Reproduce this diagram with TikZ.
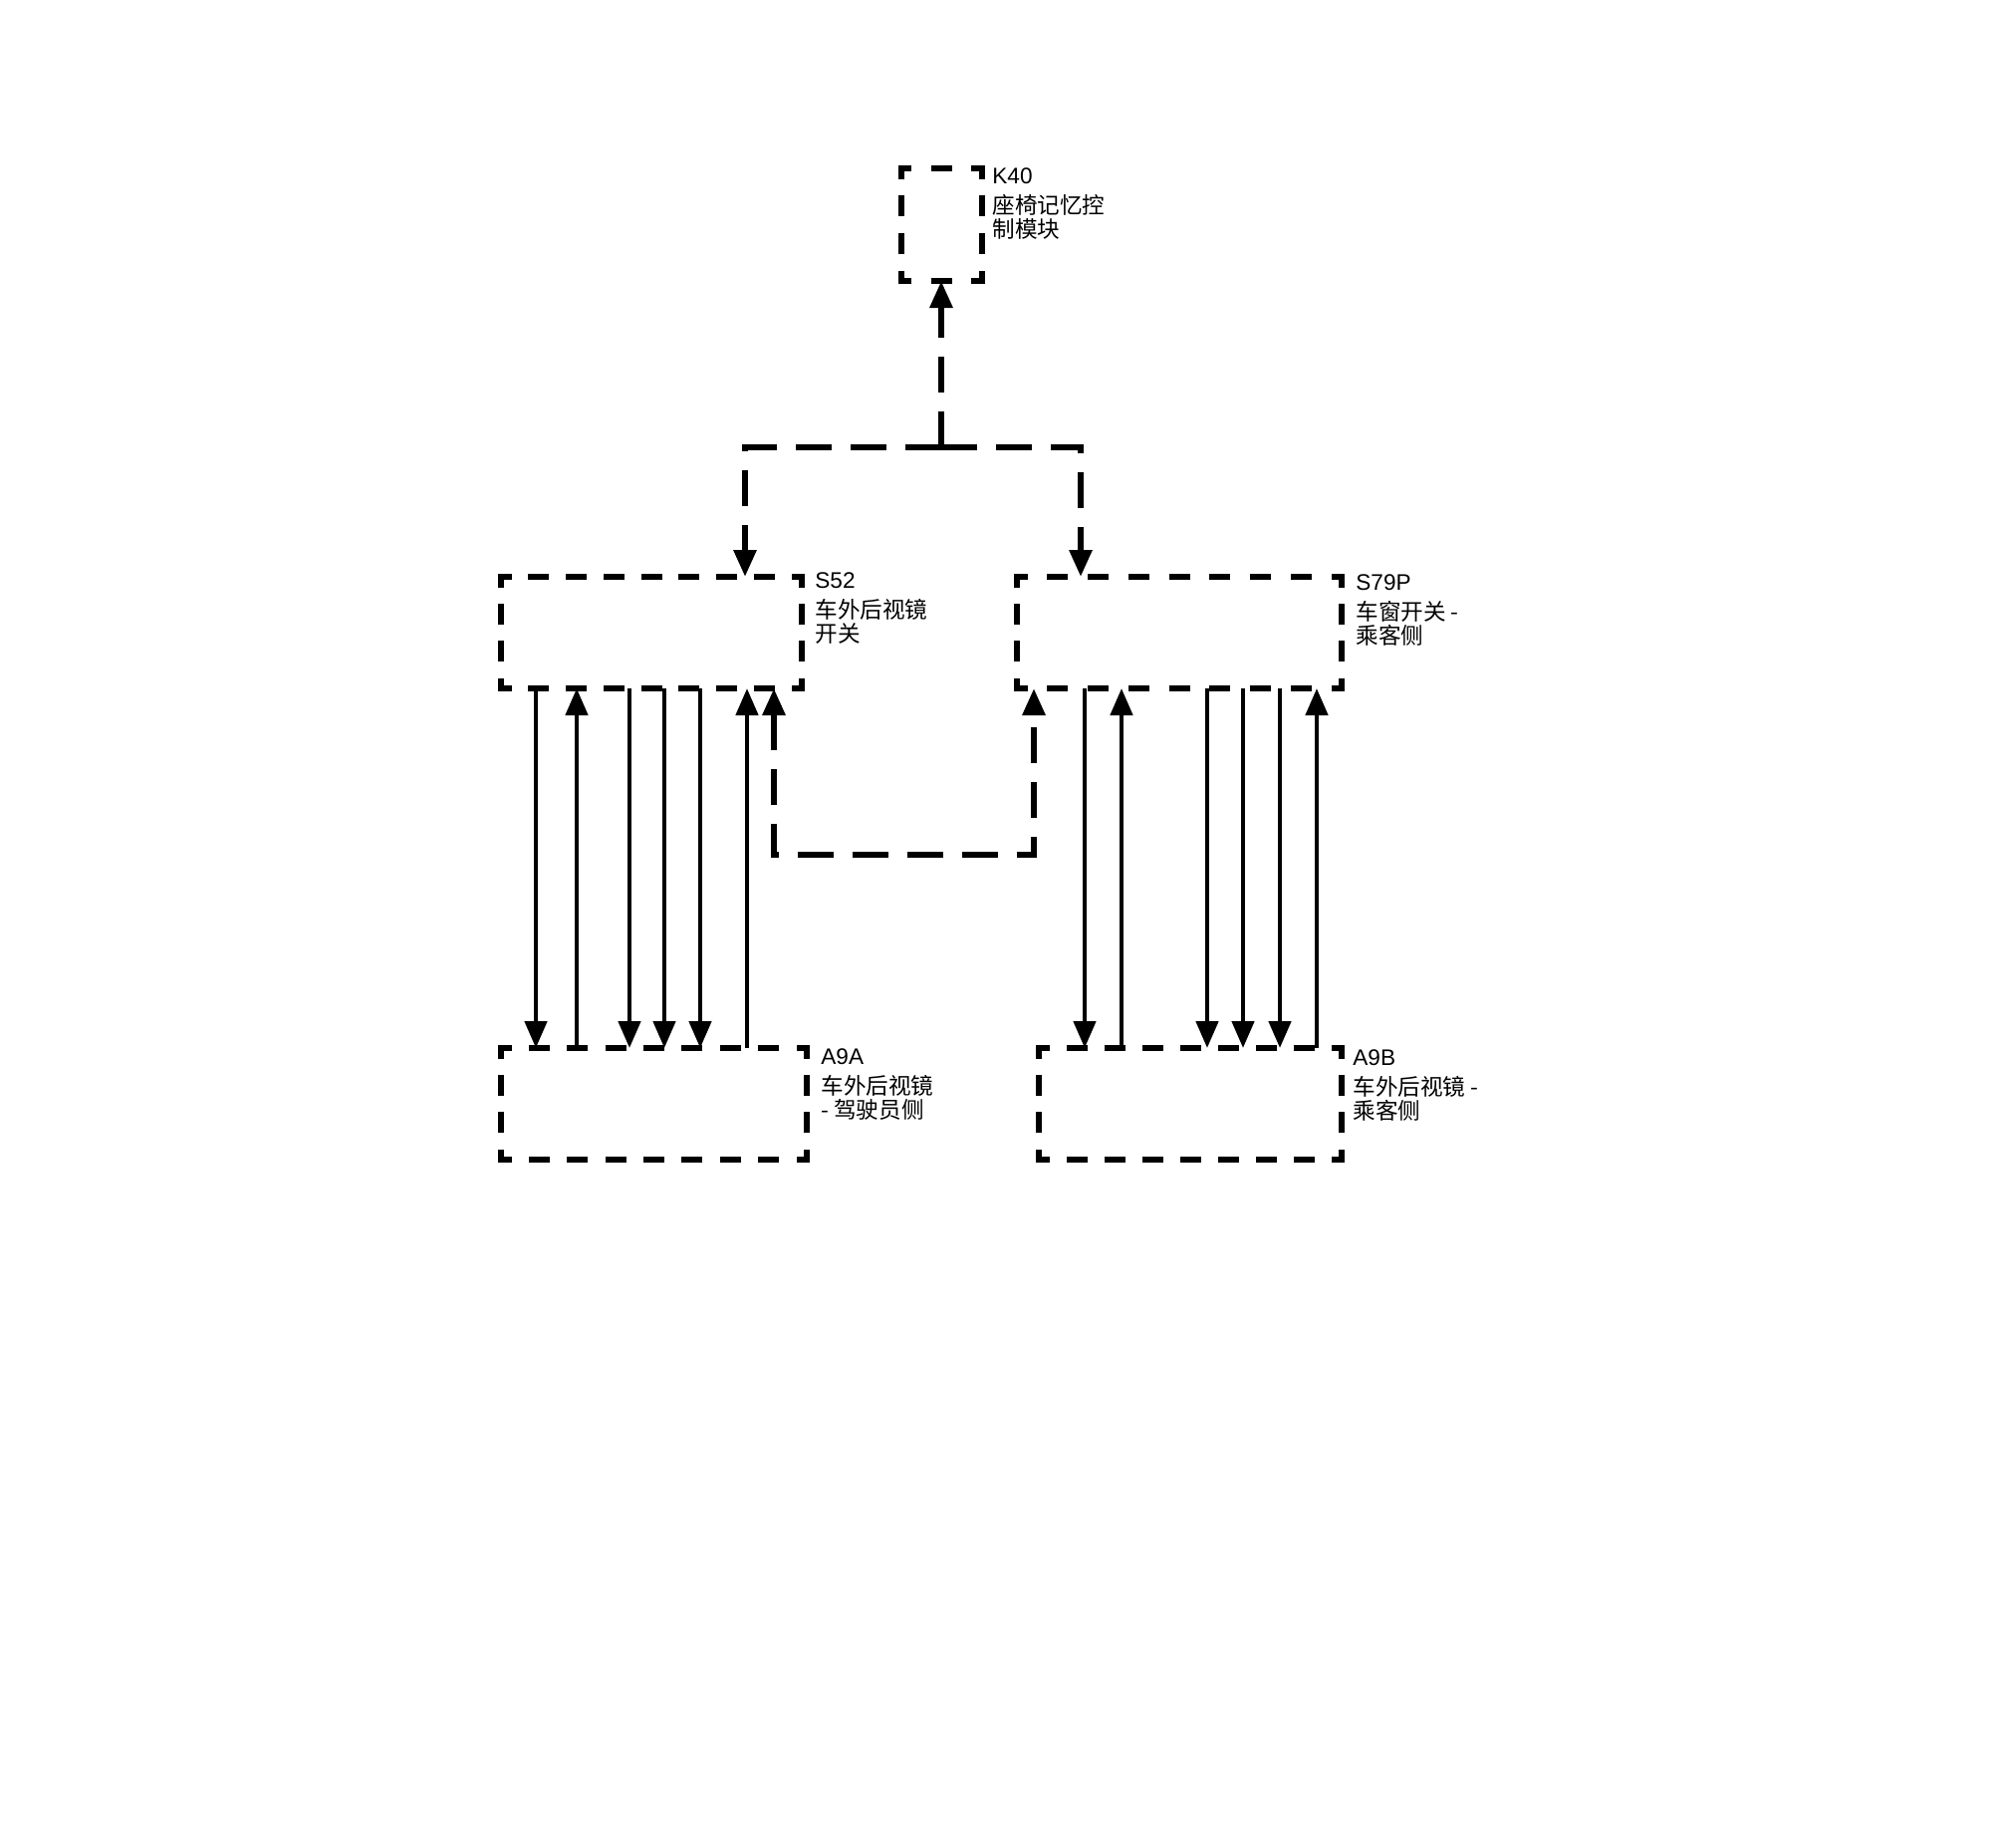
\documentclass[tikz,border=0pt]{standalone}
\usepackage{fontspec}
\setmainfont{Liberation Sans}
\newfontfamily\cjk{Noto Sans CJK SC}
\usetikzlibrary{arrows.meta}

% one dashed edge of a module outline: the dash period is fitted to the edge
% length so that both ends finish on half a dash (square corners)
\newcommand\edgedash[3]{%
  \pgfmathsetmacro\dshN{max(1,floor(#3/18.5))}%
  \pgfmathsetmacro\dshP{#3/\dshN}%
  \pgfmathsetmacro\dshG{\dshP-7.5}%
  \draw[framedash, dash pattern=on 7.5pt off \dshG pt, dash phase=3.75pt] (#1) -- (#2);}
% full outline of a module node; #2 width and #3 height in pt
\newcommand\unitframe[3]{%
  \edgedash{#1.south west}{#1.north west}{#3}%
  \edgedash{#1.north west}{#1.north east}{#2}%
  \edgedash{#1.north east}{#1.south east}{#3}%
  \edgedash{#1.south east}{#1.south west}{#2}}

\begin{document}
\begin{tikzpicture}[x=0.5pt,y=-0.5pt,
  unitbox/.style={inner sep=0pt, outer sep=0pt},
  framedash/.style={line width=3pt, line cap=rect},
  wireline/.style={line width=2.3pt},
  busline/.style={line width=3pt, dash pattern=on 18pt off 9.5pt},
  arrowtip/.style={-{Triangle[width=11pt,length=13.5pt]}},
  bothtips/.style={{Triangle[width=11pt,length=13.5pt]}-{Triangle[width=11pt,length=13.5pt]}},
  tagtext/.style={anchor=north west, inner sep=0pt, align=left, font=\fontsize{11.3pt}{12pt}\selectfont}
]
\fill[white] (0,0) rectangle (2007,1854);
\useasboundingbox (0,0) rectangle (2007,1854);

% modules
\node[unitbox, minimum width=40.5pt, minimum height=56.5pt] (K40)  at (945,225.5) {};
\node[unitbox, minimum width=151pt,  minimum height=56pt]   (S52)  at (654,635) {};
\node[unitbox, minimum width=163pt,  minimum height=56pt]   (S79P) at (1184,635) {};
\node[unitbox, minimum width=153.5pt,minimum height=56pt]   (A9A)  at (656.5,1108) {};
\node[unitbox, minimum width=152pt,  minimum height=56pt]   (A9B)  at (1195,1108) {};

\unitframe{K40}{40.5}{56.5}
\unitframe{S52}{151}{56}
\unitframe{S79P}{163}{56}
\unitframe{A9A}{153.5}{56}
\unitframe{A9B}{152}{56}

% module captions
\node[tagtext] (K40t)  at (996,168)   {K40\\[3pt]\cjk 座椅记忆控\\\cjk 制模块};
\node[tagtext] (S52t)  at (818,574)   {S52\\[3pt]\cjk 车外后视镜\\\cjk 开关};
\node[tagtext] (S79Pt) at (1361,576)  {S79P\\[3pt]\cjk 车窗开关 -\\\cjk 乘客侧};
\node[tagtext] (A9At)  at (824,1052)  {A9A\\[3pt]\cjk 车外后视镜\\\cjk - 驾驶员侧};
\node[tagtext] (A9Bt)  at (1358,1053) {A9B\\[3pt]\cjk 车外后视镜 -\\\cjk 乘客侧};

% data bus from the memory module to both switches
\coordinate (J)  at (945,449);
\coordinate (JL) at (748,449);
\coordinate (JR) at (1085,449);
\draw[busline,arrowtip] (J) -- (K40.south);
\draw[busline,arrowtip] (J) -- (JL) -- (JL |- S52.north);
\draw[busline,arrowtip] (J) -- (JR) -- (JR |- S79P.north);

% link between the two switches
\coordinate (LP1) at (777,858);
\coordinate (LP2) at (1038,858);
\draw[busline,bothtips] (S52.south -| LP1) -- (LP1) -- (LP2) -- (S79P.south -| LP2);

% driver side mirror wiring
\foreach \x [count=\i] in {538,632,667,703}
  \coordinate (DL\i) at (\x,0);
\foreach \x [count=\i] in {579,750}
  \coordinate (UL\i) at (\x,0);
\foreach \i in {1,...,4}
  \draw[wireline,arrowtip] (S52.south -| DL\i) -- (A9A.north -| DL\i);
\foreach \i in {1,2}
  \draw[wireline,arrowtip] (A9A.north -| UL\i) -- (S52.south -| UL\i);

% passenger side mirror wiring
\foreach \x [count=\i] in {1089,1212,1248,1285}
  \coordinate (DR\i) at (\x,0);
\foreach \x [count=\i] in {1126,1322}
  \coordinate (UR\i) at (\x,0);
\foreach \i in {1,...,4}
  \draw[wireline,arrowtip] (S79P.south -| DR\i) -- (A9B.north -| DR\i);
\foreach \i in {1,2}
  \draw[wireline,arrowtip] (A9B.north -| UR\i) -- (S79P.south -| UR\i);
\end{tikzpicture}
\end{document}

TASK TO COMPLETE — Every line of the material is to be quoted exactly, with no pictures carried over.

RESULT FOR THIS TASK —
Reproduce this diagram with TikZ.
\documentclass[tikz,border=0pt]{standalone}
\usepackage{fontspec}
\setmainfont{Liberation Sans}
\newfontfamily\cjk{Noto Sans CJK SC}
\usetikzlibrary{arrows.meta}

% one dashed edge of a module outline: the dash period is fitted to the edge
% length so that both ends finish on half a dash (square corners)
\newcommand\edgedash[3]{%
  \pgfmathsetmacro\dshN{max(1,floor(#3/18.5))}%
  \pgfmathsetmacro\dshP{#3/\dshN}%
  \pgfmathsetmacro\dshG{\dshP-7.5}%
  \draw[framedash, dash pattern=on 7.5pt off \dshG pt, dash phase=3.75pt] (#1) -- (#2);}
% full outline of a module node; #2 width and #3 height in pt
\newcommand\unitframe[3]{%
  \edgedash{#1.south west}{#1.north west}{#3}%
  \edgedash{#1.north west}{#1.north east}{#2}%
  \edgedash{#1.north east}{#1.south east}{#3}%
  \edgedash{#1.south east}{#1.south west}{#2}}

\begin{document}
\begin{tikzpicture}[x=0.5pt,y=-0.5pt,
  unitbox/.style={inner sep=0pt, outer sep=0pt},
  framedash/.style={line width=3pt, line cap=rect},
  wireline/.style={line width=2.3pt},
  busline/.style={line width=3pt, dash pattern=on 18pt off 9.5pt},
  arrowtip/.style={-{Triangle[width=11pt,length=13.5pt]}},
  bothtips/.style={{Triangle[width=11pt,length=13.5pt]}-{Triangle[width=11pt,length=13.5pt]}},
  tagtext/.style={anchor=north west, inner sep=0pt, align=left, font=\fontsize{11.3pt}{12pt}\selectfont}
]
\fill[white] (0,0) rectangle (2007,1854);
\useasboundingbox (0,0) rectangle (2007,1854);

% modules
\node[unitbox, minimum width=40.5pt, minimum height=56.5pt] (K40)  at (945,225.5) {};
\node[unitbox, minimum width=151pt,  minimum height=56pt]   (S52)  at (654,635) {};
\node[unitbox, minimum width=163pt,  minimum height=56pt]   (S79P) at (1184,635) {};
\node[unitbox, minimum width=153.5pt,minimum height=56pt]   (A9A)  at (656.5,1108) {};
\node[unitbox, minimum width=152pt,  minimum height=56pt]   (A9B)  at (1195,1108) {};

\unitframe{K40}{40.5}{56.5}
\unitframe{S52}{151}{56}
\unitframe{S79P}{163}{56}
\unitframe{A9A}{153.5}{56}
\unitframe{A9B}{152}{56}

% module captions
\node[tagtext] (K40t)  at (996,168)   {K40\\[3pt]\cjk 座椅记忆控\\\cjk 制模块};
\node[tagtext] (S52t)  at (818,574)   {S52\\[3pt]\cjk 车外后视镜\\\cjk 开关};
\node[tagtext] (S79Pt) at (1361,576)  {S79P\\[3pt]\cjk 车窗开关 -\\\cjk 乘客侧};
\node[tagtext] (A9At)  at (824,1052)  {A9A\\[3pt]\cjk 车外后视镜\\\cjk - 驾驶员侧};
\node[tagtext] (A9Bt)  at (1358,1053) {A9B\\[3pt]\cjk 车外后视镜 -\\\cjk 乘客侧};

% data bus from the memory module to both switches
\coordinate (J)  at (945,449);
\coordinate (JL) at (748,449);
\coordinate (JR) at (1085,449);
\draw[busline,arrowtip] (J) -- (K40.south);
\draw[busline,arrowtip] (J) -- (JL) -- (JL |- S52.north);
\draw[busline,arrowtip] (J) -- (JR) -- (JR |- S79P.north);

% link between the two switches
\coordinate (LP1) at (777,858);
\coordinate (LP2) at (1038,858);
\draw[busline,bothtips] (S52.south -| LP1) -- (LP1) -- (LP2) -- (S79P.south -| LP2);

% driver side mirror wiring
\foreach \x [count=\i] in {538,632,667,703}
  \coordinate (DL\i) at (\x,0);
\foreach \x [count=\i] in {579,750}
  \coordinate (UL\i) at (\x,0);
\foreach \i in {1,...,4}
  \draw[wireline,arrowtip] (S52.south -| DL\i) -- (A9A.north -| DL\i);
\foreach \i in {1,2}
  \draw[wireline,arrowtip] (A9A.north -| UL\i) -- (S52.south -| UL\i);

% passenger side mirror wiring
\foreach \x [count=\i] in {1089,1212,1248,1285}
  \coordinate (DR\i) at (\x,0);
\foreach \x [count=\i] in {1126,1322}
  \coordinate (UR\i) at (\x,0);
\foreach \i in {1,...,4}
  \draw[wireline,arrowtip] (S79P.south -| DR\i) -- (A9B.north -| DR\i);
\foreach \i in {1,2}
  \draw[wireline,arrowtip] (A9B.north -| UR\i) -- (S79P.south -| UR\i);
\end{tikzpicture}
\end{document}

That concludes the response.